Evidence of effective use of iron oxide-based pigments on different substrate materials by First Nations’ Australians may be found across a range of material culture and practices such as shields, boomerangs and bark paintings, and in archaeological remains and rock paintings.  

The chemical knowledge and understanding of the properties of suspensions, binders and fixatives were essential for the development of a water-based suspension that could evenly carry the pigment and enable the controlled application of paint. Similarly, knowledge of the properties of available binding agents such as animal fat, egg yolks and blood was critical to ensuring adhesion of the pigment to the substrate.  

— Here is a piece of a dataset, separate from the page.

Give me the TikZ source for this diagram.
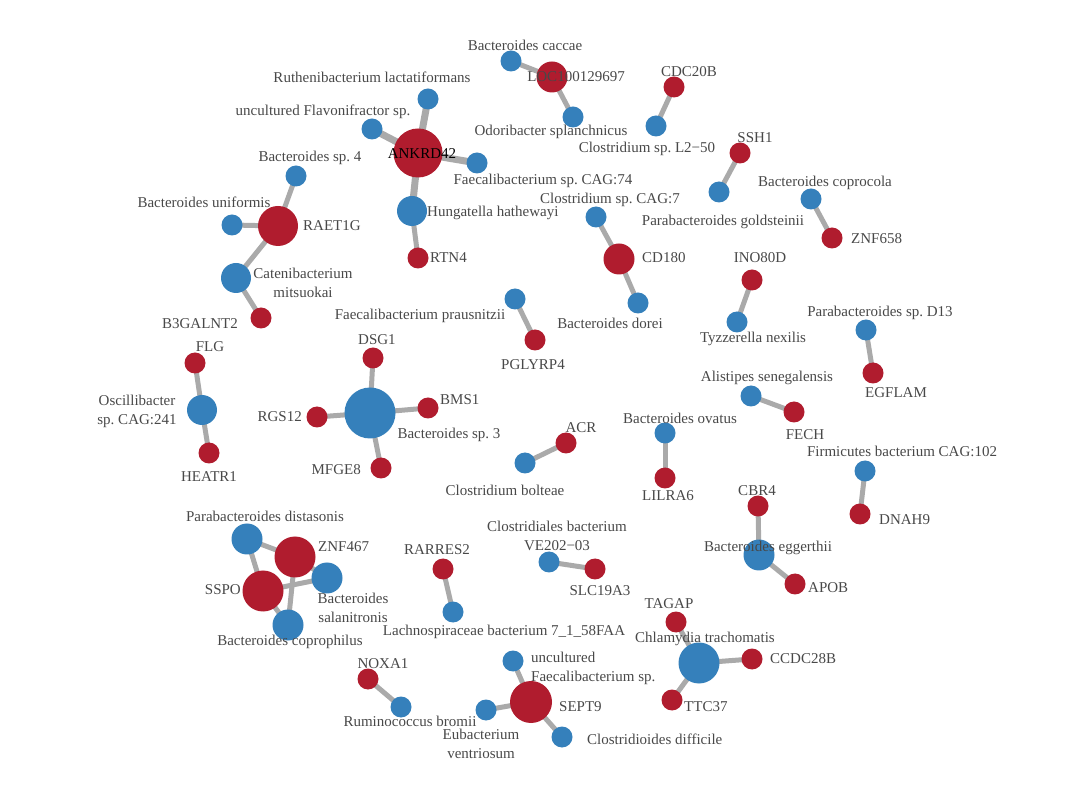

The final essential chemistry knowledge required to paint successfully was an understanding of the role of fixatives, such as orchid sap, that are applied at each layer/stage and on completion. Fixatives are essential for keeping crisp lines and preventing smudging. Fixatives also play an important role in the protection of the paintings and are partly responsible for the incredible durability of Aboriginal pictorial histories. 

Geological knowledge is required in identifying areas and rocks containing the pigment-carrying mineral and knowledge of physics is required to develop quarries and to mine underground. Such activities have been identified as having occurred in many parts of Australia. One mining venture, the Wilgie Mia mine, is believed to be the oldest continuously-mined site in the world. Located east of Geraldton in Western Australia, it was up to 20 metres deep and had a mining face 15 – 30 metres wide. The mining operation at the site included ‘stop and pillar’ techniques to enhance worker safety and the use of pole scaffolding with wooden platforms to allow extraction to occur simultaneously at different heights. The material from the mine was, and still is, highly prized, especially for use as body decoration, and it is estimated that several thousand tonnes of rock have been extracted from this site. In contemporary times, many Aboriginal mines have been exploited for their valuable iron oxides in the commercial use of paints, stains, inks, plastics, pharmaceuticals and cosmetics.  

Biological as well as chemical knowledge are required in dye production for colouring textiles, yarn, baskets, and other materials made from natural fibres. Aboriginal and Torres Strait Islander peoples possess rich botanical knowledge of plants containing coloured substances that can be used to manufacture a variety of colouring agents. Yellow can be obtained from the root of the Pegonolobos reticulatis shrub endemic to the Northern Territory and Queensland; purple from the berries of Haemodorum coccineum, a flowering plant in the same family as kangaroo paw; green from the core of the leaves of the pandanus palm (Pandanus spiralis); black and grey from the leaves of the Quinine tree; and brown from the root of the perennial herb Haemodorum brevicaule. The intensity and shade of the colours vary depending on the soil properties, the part of the plant, and the season of harvesting.  

Chemical knowledge is required in extracting the colouring agents from the plant material and in the understanding of how to fix the dye onto the desired fabrics through the use of mordants. These can be organic substances derived from plant materials, such as tannic acid, or inorganic materials containing polyvalent metal ions, such as aluminium, which are derived from salts and ash. Mordants work by forming an insoluble coordination complex with the dye, which then attaches to the fabric.  

By studying the required multidisciplinary knowledge in producing pigments and dyes used by Aboriginal and Torres Strait Islander peoples, students deepen their understanding of how science knowledge can develop through the confluence of understandings derived from the various disciplines of science. Students will also gain an appreciation of how Aboriginal and Torres Strait Islander peoples’ geological knowledge contributed to the discovery, evaluation and exploitation of commercially important mineral deposits for the production of pigments.